- _PROBLEM STATEMENT_: Nothing but the lines from the line with "Emit a Python" to the line with "from matplotlib.patches import Rectangle", both included, is to be repeated, and those exactly. Leave out the pictures.

Data records
----

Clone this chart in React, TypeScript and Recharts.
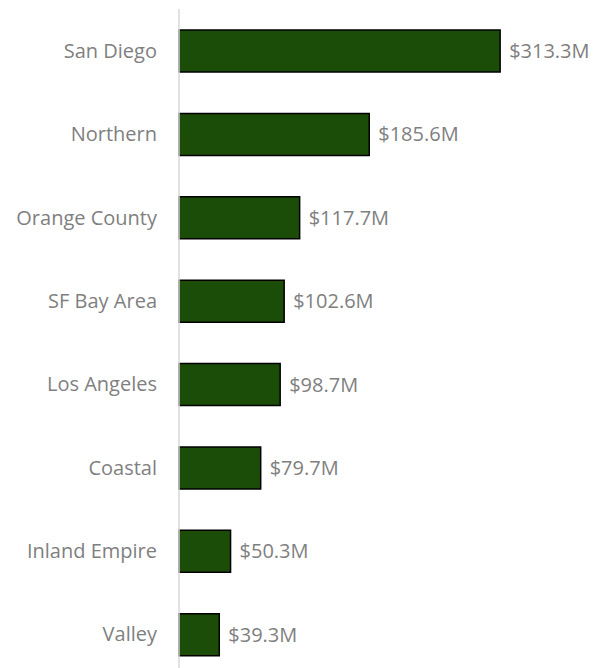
import { BarChart, Bar, XAxis, YAxis, LabelList } from "recharts";

const regions = [
  "San Diego",
  "Northern",
  "Orange County",
  "SF Bay Area",
  "Los Angeles",
  "Coastal",
  "Inland Empire",
  "Valley",
];

const amounts = [313.3, 185.6, 117.7, 102.6, 98.7, 79.7, 50.3, 39.3];

const chartData = regions.map((region, i) => ({ region, amount: amounts[i] }));

const FONT = "'Open Sans', sans-serif";

export default function App() {
  return (
    <div
      style={{
        position: "absolute",
        top: 0,
        left: 0,
        width: 600,
        height: 668,
        overflow: "hidden",
        background: "#fff",
      }}
    >
      <BarChart
        width={600}
        height={676}
        data={chartData}
        layout="vertical"
        margin={{ top: 9, right: 11, bottom: 0, left: 0 }}
      >
        <XAxis type="number" domain={[0, 400]} hide />
        <YAxis
          type="category"
          dataKey="region"
          width={179}
          tickLine={false}
          tickSize={0}
          tickMargin={22}
          axisLine={{ stroke: "#d9d9d9", strokeWidth: 1.5 }}
          tick={{ fill: "#7f7f7f", fontSize: 20, fontFamily: FONT }}
        />
        <Bar
          dataKey="amount"
          fill="#1c4d08"
          stroke="#000"
          strokeWidth={1.5}
          barSize={42}
          isAnimationActive={false}
        >
          <LabelList
            dataKey="amount"
            position="right"
            offset={9}
            formatter={(v: number) => `$${v.toFixed(1)}M`}
            style={{ fill: "#7f7f7f", fontSize: 20, fontFamily: FONT }}
          />
        </Bar>
      </BarChart>
    </div>
  );
}
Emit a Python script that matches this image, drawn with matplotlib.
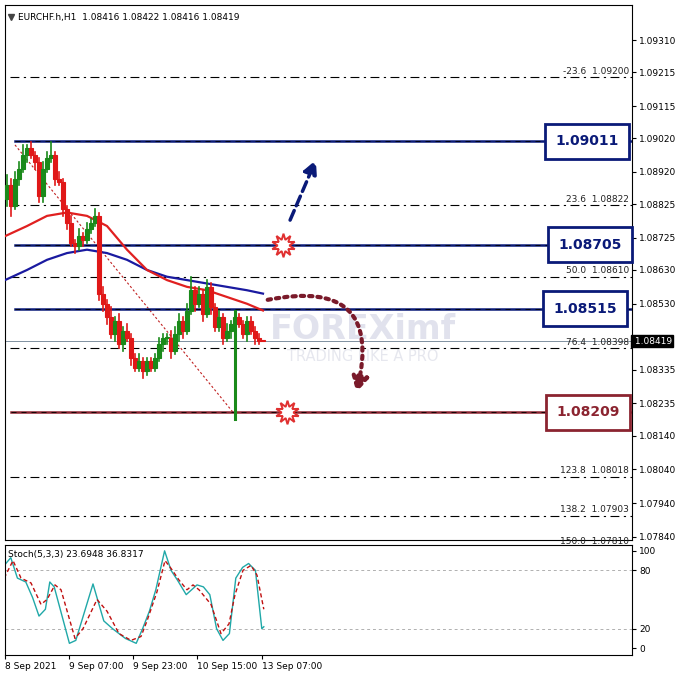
import matplotlib
matplotlib.use("Agg")
import matplotlib.pyplot as plt
import numpy as np
from matplotlib.patches import Rectangle

closes = [1.0888,1.0882,1.0890,1.0893,1.0897,1.0899,1.0897,1.0895,1.0885,1.0893,
          1.0896,1.0897,1.0890,1.0889,1.0881,1.0877,1.0871,1.0870,1.0873,1.0872,
          1.0875,1.0877,1.0879,1.0856,1.0853,1.0849,1.0844,1.0848,1.0841,1.0845,
          1.0843,1.0837,1.0834,1.0836,1.0833,1.0836,1.0834,1.0837,1.0841,1.0843,
          1.0843,1.0839,1.0844,1.0848,1.0845,1.0851,1.0857,1.0853,1.0856,1.0850,
          1.0858,1.0852,1.0846,1.0849,1.0843,1.0845,1.0847,1.0849,1.0847,1.0844,
          1.0848,1.0845,1.0843,1.0842,1.08419]
first_open = 1.0884
wick_up = [3,2,2,2,3,1,2,1,1,2,2,4,1,2,1,1,2,1,2,1,2,1,2,1,2,1,3,1,2,1,2,1,1,2,1,1,1,1,2,1,1,2,2,2,1,2,4,1,2,1,2,1,1,2,1,2,1,2,1,1,1,1,1,1,0]
wick_dn = [2,3,1,2,1,2,1,2,2,2,1,1,2,1,2,2,1,2,1,2,1,1,1,2,2,2,1,2,1,2,1,2,1,1,2,1,1,1,1,2,2,2,1,2,2,1,1,2,1,2,1,2,1,1,2,1,2,28,1,1,2,1,2,1,0]

red_ma_x = [-0.5,5,10,15,20,25,30,35,40,45,50,55,60,64]
red_ma = [1.0873,1.0876,1.0879,1.0880,1.0879,1.0876,1.0869,1.0863,1.0860,1.0858,1.0857,1.0855,1.0853,1.0851]
blue_ma_x = [-0.5,5,10,15,20,25,30,35,40,45,50,55,60,64]
blue_ma = [1.0860,1.0863,1.0866,1.0868,1.0869,1.0868,1.0866,1.0863,1.0861,1.0860,1.0859,1.0858,1.0857,1.0856]

stoch_x = [-0.7,0.95,2.6,4.7,6.4,8,9.6,10.7,11.8,15.6,17.2,21.5,24.2,26.4,29.6,32.3,33.9,35.6,37.2,39.4,41,42.6,44.8,47.5,49.1,50.7,52.4,54,55.6,57.2,58.9,60.4,62.1,63.7,64.2]
stoch_main = [85,93,72,68,52,33,40,68,63,5,8,66,28,20,10,5,20,38,60,100,80,70,55,65,63,55,20,8,15,72,83,87,80,20,22]
sig_x = [-0.7,1.5,3.5,6,8.5,10,12,13.5,17,19,22.5,25,28,31,33.5,35,37.5,39.5,41,43,45,46.5,48,51,53.5,55.5,57,59,61,62.5,64.2]
stoch_sig = [72,90,72,67,45,50,65,60,10,20,50,38,15,8,12,28,58,90,82,70,60,65,60,45,15,25,55,80,85,75,40]

fib_levels = [1.09200,1.08822,1.08610,1.08398,1.08018,1.07903,1.07810]
fib_names = ["-23.6","23.6","50.0","76.4","123.8","138.2","150.0"]
sr_levels = [1.09011,1.08705,1.08515,1.08209]
sr_colors = ["#0a1a78","#0a1a78","#0a1a78","#8b2430"]
yticks = [1.09310,1.09215,1.09115,1.09020,1.08920,1.08825,1.08725,1.08630,1.08530,1.08335,1.08235,1.08140,1.08040,1.07940,1.07840]
xlabels = ["8 Sep 2021","9 Sep 07:00","9 Sep 23:00","10 Sep 15:00","13 Sep 07:00"]
xlabel_pos = [-0.5,15.5,31.5,47.5,63.75]
last_price = 1.08419

W = 678
fig = plt.figure(figsize=(6.78,6.78), dpi=100)
ax = fig.add_axes([5/W, 1-540/W, 627/W, 535/W])
ax2 = fig.add_axes([5/W, 1-655/W, 627/W, 110/W])
ax.set_xlim(-0.5, 156.25)
ax.set_ylim(1.07831, 1.09414)
ax2.set_xlim(-0.5, 156.25)
ax2.set_ylim(-7, 106)

for lv, nm in zip(fib_levels, fib_names):
    ax.plot([0.8, 156.25], [lv, lv], color="black", lw=0.8, ls=(0, (8, 4, 2, 4)))
    ax.text(155.5, lv + 0.00004, f"{nm}  {lv:.5f}", ha="right", va="bottom", fontsize=6.5, color="#222")
ax.plot([2, 56.5], [1.0900, 1.08209], color="#c02020", lw=0.8, ls=(0, (2, 2)))
for lv, c in zip(sr_levels, sr_colors):
    x0 = 2 if c != "#8b2430" else 1
    ax.plot([x0, 156.25], [lv, lv], color=c, lw=1.8)
    ax.plot([x0, 156.25], [lv, lv], color="black", lw=0.6, ls=(0, (6, 6)))
box_x = [145, 145.8, 144.5, 145.2]
for lv, c, bx in zip(sr_levels, sr_colors, box_x):
    ax.text(bx, lv, f"{lv:.5f}", ha="center", va="center", fontsize=10, fontweight="bold", color=c,
            bbox=dict(boxstyle="square,pad=0.75", fc="white", ec=c, lw=2), zorder=6)
ax.axhline(last_price, color="#8090a0", lw=0.7)

ax.text(89, 1.08455, "FOREXimf", fontsize=24, fontweight="bold", color="#cdd0e2", alpha=0.6, ha="center", va="center", zorder=1)
ax.text(89, 1.08375, "TRADING LIKE A PRO", fontsize=10.5, color="#dcdee8", alpha=0.7, ha="center", va="center", zorder=1)

ax.plot(blue_ma_x, blue_ma, color="#1a1aa0", lw=1.6, zorder=3)
ax.plot(red_ma_x, red_ma, color="#e02020", lw=1.6, zorder=3)

opens = [first_open] + closes[:-1]
for i, (o, c) in enumerate(zip(opens, closes)):
    hi = max(o, c) + wick_up[i] * 0.0001
    lo = min(o, c) - wick_dn[i] * 0.0001
    col = "#1a8a1a" if c >= o else "#e01818"
    ax.plot([i, i], [lo, hi], color=col, lw=1.2 if i != 57 else 2.2, zorder=4)
    ax.add_patch(Rectangle((i - 0.38, min(o, c)), 0.76, max(abs(c - o), 0.00003), fc=col, ec=col, lw=0.8, zorder=4))

ax.annotate("", xy=(77.5, 1.08963), xytext=(70.5, 1.08770),
            arrowprops=dict(arrowstyle="-|>,head_width=0.4,head_length=0.8", color="#0a1a78", lw=2.5, ls=(0, (3, 1.5))))
ax.annotate("", xy=(87.2, 1.08260), xytext=(64.5, 1.08540),
            arrowprops=dict(arrowstyle="-|>,head_width=0.5,head_length=0.9", color="#7a1a2a", lw=3, ls=(0, (0.8, 1.2)),
                            connectionstyle="arc3,rad=-0.8"))
for sx, sy in [(69, 1.08705), (70, 1.08209)]:
    ax.plot(sx, sy, marker=(10, 1, 0), ms=17, mfc="white", mec="#e03030", mew=1.4, zorder=7)

ax.yaxis.tick_right()
ax.set_yticks(yticks)
ax.set_yticklabels([f"{v:.5f}" for v in yticks], fontsize=6.5)
ax.tick_params(axis="y", length=3, pad=2)
ax.set_xticks([])
ax.text(156.25, last_price, f" {last_price:.5f}", ha="left", va="center", fontsize=6.5,
        color="white", bbox=dict(boxstyle="square,pad=0.15", fc="black", ec="black"), clip_on=False, zorder=8)
ax.text(0.02, 0.985, "EURCHF.h,H1  1.08416 1.08422 1.08416 1.08419", transform=ax.transAxes, fontsize=6.5, va="top", ha="left")
ax.plot([0.01], [0.978], transform=ax.transAxes, marker="v", ms=4, color="#444", clip_on=False)

ax2.axhline(80, color="#b0b0b0", lw=0.7, ls=(0, (3, 3)))
ax2.axhline(20, color="#b0b0b0", lw=0.7, ls=(0, (3, 3)))
ax2.plot(stoch_x, stoch_main, color="#20a8a8", lw=1.0)
ax2.plot(sig_x, stoch_sig, color="#c01010", lw=1.0, ls=(0, (3, 2)))
ax2.yaxis.tick_right()
ax2.set_yticks([100, 80, 20, 0])
ax2.set_yticklabels(["100", "80", "20", "0"], fontsize=6.5)
ax2.tick_params(axis="y", length=3, pad=2)
ax2.set_xticks(xlabel_pos)
ax2.set_xticklabels(xlabels, fontsize=6.5)
for t in ax2.get_xticklabels():
    t.set_ha("left")
ax2.tick_params(axis="x", length=3, pad=2)
ax2.text(0.005, 0.95, "Stoch(5,3,3) 23.6948 36.8317", transform=ax2.transAxes, fontsize=6.5, va="top")

fig.savefig("out.png", dpi=100, facecolor="white")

----

- _THE REPLY_:
Emit a Python script that matches this image, drawn with matplotlib.
import matplotlib
matplotlib.use("Agg")
import matplotlib.pyplot as plt
import numpy as np
from matplotlib.patches import Rectangle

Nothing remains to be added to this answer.